[What you will do]
Pick out all lines of the entries that include the word "seaborn" and copy them.

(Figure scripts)
------

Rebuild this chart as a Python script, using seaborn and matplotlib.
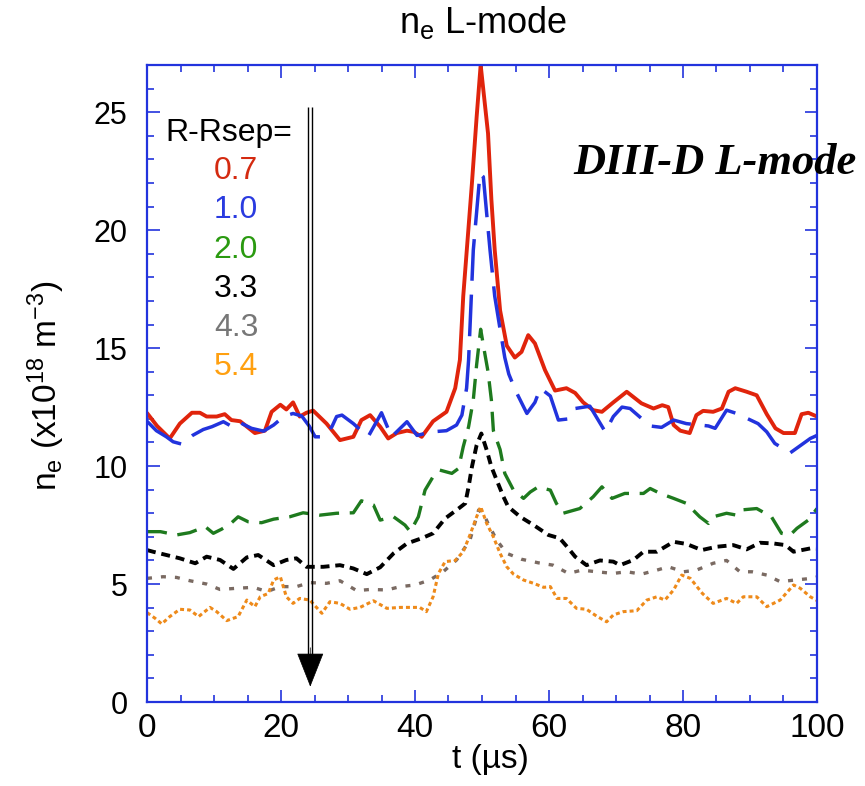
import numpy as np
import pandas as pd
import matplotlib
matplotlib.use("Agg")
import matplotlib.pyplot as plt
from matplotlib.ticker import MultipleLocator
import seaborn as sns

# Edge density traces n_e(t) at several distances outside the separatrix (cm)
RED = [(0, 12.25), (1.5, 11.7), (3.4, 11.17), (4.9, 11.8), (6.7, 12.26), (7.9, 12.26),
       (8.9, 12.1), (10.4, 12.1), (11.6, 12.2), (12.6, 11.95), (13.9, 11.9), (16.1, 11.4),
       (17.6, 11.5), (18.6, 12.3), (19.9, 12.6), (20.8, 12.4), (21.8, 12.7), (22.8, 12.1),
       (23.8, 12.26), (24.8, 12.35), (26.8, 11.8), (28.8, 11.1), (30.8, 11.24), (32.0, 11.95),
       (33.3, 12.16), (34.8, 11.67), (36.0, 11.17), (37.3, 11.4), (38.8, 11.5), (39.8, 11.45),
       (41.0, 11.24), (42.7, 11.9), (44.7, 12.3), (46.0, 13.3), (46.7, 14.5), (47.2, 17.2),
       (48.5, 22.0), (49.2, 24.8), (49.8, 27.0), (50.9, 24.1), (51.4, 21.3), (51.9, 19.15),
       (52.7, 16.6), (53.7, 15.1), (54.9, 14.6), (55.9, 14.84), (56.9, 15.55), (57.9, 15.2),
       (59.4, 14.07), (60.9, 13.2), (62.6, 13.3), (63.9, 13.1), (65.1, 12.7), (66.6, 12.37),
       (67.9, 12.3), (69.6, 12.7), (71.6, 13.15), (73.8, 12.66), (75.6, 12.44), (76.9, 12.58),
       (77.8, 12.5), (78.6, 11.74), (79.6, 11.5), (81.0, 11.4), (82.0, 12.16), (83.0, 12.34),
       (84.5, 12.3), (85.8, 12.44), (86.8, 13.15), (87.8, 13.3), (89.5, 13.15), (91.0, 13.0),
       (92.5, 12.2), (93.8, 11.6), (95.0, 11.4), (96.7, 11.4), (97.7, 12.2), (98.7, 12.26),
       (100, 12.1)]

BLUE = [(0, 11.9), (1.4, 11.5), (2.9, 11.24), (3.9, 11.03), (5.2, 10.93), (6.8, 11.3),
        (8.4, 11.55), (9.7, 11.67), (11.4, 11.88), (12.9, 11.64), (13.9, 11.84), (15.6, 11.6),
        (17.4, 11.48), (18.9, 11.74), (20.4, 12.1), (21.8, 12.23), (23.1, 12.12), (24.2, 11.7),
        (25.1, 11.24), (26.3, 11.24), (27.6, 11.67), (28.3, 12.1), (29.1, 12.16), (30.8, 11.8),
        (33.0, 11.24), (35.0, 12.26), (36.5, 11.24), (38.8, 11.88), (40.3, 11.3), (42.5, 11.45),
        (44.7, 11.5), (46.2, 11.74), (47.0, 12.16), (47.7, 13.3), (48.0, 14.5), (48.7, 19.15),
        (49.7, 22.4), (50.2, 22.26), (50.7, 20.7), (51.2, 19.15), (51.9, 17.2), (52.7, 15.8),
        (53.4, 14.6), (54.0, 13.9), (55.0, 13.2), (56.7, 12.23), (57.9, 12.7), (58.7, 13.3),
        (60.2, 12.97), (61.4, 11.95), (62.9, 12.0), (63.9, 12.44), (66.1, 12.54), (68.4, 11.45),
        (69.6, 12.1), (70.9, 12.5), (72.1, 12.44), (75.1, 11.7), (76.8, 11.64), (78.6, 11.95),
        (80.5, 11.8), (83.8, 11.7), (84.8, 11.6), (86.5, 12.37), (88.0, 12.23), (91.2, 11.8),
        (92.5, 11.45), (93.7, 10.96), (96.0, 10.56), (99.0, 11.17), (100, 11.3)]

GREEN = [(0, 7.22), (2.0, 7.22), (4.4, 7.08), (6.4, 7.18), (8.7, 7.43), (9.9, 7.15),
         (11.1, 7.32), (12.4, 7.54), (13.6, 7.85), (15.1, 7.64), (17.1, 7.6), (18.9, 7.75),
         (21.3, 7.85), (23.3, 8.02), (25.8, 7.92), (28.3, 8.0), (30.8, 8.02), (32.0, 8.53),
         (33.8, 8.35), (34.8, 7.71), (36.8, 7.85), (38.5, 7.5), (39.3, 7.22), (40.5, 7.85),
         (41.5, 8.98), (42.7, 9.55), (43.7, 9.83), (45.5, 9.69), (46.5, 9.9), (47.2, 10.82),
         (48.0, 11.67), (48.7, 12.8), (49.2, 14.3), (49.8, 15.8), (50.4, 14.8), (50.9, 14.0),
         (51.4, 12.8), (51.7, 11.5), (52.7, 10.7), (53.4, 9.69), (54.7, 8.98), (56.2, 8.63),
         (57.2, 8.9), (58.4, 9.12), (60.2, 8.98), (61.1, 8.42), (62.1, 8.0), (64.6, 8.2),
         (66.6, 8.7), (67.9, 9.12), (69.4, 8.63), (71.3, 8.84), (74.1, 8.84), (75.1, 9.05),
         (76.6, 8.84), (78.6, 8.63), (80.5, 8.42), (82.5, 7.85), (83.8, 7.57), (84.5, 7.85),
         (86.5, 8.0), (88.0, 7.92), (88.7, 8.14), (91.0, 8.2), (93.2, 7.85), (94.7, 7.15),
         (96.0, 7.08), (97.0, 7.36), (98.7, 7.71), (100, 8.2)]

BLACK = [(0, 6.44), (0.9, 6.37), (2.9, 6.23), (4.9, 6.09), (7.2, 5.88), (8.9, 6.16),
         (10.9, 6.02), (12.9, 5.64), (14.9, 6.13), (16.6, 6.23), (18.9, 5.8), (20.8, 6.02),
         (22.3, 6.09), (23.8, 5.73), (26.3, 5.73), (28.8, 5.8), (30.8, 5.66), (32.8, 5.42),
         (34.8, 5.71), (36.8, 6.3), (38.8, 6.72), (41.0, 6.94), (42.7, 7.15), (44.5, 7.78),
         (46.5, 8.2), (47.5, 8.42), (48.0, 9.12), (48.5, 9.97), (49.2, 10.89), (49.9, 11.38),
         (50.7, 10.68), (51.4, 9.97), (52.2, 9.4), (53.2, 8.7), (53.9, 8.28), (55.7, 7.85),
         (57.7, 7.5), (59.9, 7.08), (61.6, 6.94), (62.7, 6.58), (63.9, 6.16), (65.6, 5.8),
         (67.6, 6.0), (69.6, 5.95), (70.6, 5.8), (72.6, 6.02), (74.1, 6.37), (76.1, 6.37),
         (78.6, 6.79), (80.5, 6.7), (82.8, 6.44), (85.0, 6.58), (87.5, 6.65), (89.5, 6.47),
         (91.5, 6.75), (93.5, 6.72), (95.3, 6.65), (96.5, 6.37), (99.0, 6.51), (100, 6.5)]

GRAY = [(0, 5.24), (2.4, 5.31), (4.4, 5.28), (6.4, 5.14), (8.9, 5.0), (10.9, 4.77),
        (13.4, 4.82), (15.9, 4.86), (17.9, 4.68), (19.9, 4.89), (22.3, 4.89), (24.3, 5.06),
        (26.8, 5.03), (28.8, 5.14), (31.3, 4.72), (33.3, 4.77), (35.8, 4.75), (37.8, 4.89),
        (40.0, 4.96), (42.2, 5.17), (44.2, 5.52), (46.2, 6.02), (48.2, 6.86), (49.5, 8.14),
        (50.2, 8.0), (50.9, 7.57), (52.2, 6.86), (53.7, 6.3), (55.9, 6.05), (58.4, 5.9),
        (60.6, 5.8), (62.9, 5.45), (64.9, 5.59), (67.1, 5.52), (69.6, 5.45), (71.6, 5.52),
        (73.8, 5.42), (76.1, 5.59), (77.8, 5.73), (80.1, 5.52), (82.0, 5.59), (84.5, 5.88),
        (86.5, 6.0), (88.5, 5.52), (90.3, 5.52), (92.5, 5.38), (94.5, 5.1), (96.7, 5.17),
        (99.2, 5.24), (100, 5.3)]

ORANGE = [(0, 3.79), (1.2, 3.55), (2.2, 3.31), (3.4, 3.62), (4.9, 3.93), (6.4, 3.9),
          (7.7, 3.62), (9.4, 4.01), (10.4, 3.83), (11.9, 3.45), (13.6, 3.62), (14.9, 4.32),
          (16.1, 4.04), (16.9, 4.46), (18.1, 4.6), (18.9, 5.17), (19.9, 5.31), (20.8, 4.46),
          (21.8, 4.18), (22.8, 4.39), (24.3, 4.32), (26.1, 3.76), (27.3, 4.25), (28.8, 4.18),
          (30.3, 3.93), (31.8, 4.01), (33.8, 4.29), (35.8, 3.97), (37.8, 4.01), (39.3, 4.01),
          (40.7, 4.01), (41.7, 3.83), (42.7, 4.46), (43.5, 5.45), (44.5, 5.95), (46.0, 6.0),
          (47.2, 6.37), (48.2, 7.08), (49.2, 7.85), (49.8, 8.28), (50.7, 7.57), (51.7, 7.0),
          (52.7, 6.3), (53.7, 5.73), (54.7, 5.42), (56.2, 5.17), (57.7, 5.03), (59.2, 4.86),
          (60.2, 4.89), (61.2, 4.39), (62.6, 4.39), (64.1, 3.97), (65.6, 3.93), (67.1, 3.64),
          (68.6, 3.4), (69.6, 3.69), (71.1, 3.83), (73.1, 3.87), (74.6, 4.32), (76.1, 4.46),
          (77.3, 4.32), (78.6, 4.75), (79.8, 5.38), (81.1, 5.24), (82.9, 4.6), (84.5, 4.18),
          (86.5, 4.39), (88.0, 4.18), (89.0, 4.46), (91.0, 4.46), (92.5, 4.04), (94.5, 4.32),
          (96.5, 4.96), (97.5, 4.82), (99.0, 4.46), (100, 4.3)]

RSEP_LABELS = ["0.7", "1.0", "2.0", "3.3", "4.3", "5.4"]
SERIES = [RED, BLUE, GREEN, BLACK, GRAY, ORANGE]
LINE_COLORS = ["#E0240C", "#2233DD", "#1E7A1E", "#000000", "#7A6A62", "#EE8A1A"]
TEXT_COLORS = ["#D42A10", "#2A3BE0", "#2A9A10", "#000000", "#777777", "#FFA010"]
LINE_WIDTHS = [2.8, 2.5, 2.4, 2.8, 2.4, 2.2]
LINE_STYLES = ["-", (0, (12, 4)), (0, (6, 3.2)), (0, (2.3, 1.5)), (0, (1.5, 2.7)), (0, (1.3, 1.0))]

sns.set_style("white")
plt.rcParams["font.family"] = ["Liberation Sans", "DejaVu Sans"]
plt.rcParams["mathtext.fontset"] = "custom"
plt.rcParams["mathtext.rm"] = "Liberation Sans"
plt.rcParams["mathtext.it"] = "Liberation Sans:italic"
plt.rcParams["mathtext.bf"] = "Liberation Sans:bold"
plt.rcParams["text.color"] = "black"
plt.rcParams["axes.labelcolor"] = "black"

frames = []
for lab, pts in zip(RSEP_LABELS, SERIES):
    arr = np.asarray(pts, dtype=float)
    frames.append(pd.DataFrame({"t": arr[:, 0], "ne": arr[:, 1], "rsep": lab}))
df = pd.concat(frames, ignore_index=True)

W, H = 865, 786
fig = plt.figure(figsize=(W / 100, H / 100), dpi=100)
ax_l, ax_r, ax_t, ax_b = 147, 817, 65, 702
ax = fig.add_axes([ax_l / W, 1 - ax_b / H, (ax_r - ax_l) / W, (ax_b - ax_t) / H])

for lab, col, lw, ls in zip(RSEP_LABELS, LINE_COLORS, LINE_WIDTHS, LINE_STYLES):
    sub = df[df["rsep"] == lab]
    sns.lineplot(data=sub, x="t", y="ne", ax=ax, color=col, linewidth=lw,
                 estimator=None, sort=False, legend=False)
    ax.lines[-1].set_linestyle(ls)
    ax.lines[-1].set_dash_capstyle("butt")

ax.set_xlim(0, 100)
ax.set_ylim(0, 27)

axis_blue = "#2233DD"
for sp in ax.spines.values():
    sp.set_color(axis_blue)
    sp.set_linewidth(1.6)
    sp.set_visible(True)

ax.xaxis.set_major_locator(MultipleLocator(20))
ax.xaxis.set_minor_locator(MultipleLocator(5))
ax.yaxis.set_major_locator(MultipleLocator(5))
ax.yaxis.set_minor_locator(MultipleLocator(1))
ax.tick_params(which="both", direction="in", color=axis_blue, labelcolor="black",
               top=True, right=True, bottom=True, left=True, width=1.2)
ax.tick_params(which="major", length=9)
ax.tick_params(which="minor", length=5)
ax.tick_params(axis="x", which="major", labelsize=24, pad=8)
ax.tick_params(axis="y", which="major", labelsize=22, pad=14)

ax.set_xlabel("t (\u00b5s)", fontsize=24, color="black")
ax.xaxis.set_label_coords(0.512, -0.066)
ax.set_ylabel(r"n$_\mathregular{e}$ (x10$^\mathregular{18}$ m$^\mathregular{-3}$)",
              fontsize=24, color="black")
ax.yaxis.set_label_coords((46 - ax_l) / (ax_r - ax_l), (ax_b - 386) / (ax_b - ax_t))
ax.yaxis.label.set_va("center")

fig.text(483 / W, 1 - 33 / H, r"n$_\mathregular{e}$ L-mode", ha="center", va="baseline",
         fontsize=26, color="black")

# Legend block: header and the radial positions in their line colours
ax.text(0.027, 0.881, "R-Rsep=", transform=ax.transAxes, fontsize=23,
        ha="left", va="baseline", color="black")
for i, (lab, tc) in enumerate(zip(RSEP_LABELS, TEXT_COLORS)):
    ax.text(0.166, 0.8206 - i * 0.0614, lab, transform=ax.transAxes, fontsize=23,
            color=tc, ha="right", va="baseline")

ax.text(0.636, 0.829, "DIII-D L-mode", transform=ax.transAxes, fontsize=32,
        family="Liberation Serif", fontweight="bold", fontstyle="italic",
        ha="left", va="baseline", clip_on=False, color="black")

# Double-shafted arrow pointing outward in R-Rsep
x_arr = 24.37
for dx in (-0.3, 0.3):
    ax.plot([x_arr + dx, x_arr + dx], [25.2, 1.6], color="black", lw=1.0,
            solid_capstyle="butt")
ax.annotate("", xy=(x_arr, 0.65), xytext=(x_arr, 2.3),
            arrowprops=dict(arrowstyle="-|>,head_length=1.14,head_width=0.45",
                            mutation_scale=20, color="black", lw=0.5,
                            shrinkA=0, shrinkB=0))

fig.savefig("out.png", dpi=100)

------

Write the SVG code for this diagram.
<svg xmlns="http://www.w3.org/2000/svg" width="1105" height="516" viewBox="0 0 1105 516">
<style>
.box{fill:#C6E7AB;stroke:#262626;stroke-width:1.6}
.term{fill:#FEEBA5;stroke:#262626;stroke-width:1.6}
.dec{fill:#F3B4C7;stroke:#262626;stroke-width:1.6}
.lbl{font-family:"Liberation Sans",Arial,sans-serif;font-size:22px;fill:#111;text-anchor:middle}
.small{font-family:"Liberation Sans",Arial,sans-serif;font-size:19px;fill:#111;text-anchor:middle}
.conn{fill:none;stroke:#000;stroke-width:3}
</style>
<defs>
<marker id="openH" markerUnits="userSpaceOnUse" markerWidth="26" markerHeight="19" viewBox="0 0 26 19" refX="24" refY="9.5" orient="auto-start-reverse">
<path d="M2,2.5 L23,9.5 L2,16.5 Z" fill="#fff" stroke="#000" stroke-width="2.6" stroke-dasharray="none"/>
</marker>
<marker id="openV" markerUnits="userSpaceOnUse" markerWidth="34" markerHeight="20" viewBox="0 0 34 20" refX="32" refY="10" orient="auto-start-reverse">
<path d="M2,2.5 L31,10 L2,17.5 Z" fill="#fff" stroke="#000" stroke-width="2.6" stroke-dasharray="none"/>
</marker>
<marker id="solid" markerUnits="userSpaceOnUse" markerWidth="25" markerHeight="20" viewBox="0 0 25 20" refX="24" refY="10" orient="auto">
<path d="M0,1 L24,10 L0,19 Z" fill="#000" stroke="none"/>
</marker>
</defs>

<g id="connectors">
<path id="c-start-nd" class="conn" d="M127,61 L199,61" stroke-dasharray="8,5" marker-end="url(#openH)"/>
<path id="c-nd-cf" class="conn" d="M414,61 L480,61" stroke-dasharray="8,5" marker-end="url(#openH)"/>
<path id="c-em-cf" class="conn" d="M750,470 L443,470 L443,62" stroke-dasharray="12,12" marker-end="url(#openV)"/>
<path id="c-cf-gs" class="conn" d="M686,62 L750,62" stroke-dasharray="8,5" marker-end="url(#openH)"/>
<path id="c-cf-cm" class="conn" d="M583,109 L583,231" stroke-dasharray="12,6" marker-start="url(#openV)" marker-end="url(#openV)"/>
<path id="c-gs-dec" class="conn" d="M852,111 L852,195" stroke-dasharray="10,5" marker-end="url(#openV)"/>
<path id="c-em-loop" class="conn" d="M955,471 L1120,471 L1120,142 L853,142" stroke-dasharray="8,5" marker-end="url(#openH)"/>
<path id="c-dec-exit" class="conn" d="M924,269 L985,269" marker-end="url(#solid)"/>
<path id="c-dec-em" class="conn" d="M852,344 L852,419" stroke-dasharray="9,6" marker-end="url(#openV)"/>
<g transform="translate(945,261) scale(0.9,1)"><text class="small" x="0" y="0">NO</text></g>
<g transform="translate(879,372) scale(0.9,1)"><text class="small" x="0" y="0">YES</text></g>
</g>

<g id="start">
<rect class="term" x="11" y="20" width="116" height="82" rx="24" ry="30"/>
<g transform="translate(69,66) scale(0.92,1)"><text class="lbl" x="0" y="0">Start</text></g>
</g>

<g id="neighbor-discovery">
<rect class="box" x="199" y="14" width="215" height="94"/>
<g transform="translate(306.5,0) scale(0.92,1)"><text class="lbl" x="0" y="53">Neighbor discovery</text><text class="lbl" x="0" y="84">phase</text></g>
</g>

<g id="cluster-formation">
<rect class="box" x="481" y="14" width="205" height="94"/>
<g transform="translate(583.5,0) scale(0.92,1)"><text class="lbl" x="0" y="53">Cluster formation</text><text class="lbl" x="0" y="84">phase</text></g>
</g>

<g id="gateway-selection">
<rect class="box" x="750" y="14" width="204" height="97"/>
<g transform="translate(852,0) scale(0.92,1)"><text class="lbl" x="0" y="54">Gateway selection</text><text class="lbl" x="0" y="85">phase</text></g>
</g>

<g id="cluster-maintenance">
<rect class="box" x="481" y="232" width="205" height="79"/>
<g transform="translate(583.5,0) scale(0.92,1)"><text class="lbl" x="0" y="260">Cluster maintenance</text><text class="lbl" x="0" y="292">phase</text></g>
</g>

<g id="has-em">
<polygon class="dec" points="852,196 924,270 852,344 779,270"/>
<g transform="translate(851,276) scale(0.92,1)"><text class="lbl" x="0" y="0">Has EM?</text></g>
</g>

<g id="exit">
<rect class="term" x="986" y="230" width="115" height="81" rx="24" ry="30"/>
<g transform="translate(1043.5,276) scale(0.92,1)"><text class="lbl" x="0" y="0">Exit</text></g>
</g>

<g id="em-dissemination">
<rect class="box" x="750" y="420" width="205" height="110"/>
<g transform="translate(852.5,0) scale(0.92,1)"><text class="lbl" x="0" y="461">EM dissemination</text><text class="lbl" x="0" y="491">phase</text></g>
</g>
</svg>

------

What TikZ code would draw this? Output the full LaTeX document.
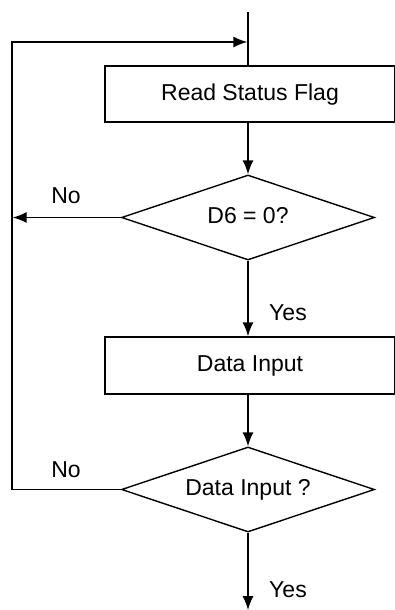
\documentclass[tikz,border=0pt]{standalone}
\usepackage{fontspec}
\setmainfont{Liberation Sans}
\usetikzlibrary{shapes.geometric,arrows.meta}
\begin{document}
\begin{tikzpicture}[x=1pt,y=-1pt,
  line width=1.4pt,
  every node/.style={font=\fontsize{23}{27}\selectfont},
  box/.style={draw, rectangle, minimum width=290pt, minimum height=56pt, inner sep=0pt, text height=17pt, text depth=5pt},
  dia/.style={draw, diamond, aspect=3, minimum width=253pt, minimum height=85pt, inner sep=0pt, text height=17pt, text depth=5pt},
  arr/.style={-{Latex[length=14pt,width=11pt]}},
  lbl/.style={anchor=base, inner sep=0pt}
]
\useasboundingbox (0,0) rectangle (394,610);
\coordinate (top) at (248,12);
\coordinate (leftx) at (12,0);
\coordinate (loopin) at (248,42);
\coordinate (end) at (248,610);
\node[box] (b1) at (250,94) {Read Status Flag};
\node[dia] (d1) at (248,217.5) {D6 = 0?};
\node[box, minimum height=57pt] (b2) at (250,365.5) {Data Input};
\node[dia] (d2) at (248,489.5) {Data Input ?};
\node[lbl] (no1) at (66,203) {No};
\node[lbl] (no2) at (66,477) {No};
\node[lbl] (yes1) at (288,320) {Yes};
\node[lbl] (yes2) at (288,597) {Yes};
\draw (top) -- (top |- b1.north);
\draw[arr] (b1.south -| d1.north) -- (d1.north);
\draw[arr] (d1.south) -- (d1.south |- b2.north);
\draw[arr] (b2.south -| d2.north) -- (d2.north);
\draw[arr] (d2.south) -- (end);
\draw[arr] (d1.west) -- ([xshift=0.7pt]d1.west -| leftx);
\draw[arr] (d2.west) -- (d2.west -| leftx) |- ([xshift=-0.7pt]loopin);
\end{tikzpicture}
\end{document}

------

[Written response]
Rebuild this chart as a Python script, using seaborn and matplotlib.
import seaborn as sns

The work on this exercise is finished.